I. Un défaut d’autorité ?

  1. L’autorité comme charisme.
  2. Une mémoire nue sans autorité.
  3. Le charisme fragile de la mémoire.

 

II. Un excès d’autorité ?

  1. L’autorité comme domination.
  2. Usage autoritaire de la mémoire.
  3. La tyrannie de la mémoire.

 

III. Refuser l’autorité de la mémoire ?

  1. L’autorité comme autorisation.
  2. La force intellectuelle de la mémoire.
  3. Le magister de la mémoire.

Conclusion :

    Nous avons découvert, au travers de la réflexion conduite, que la mémoire n’est pas un simple outil à la disposition de l’être humain ; au contraire, elle est comme le magister de l’homme, un magister bienveillant qui structure son existence et qui lui donne les moyens, en gardant les traces des moments décisifs de sa vie, de donner une unité de sens à son être.
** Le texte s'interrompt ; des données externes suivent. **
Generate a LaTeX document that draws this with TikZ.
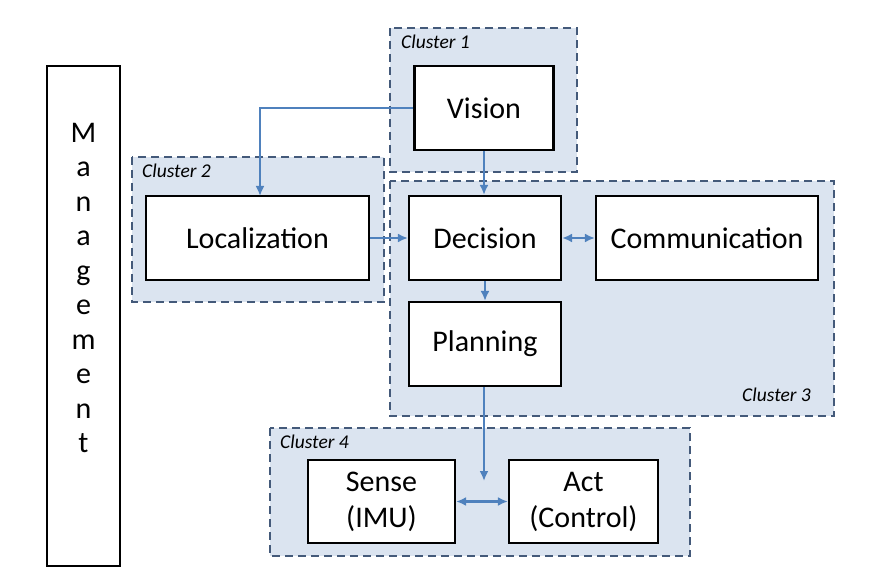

     Par conséquent l’autorité que manifeste la mémoire peut être bénéfique, dès lors qu’elle ne tyrannise pas l’homme par des représentations du passé envahissantes et dérangeantes ; lorsque cette autorité vise à augmenter les puissances de l’être humain, alors il ne peut plus être question de se défier de l’autorité de la mémoire.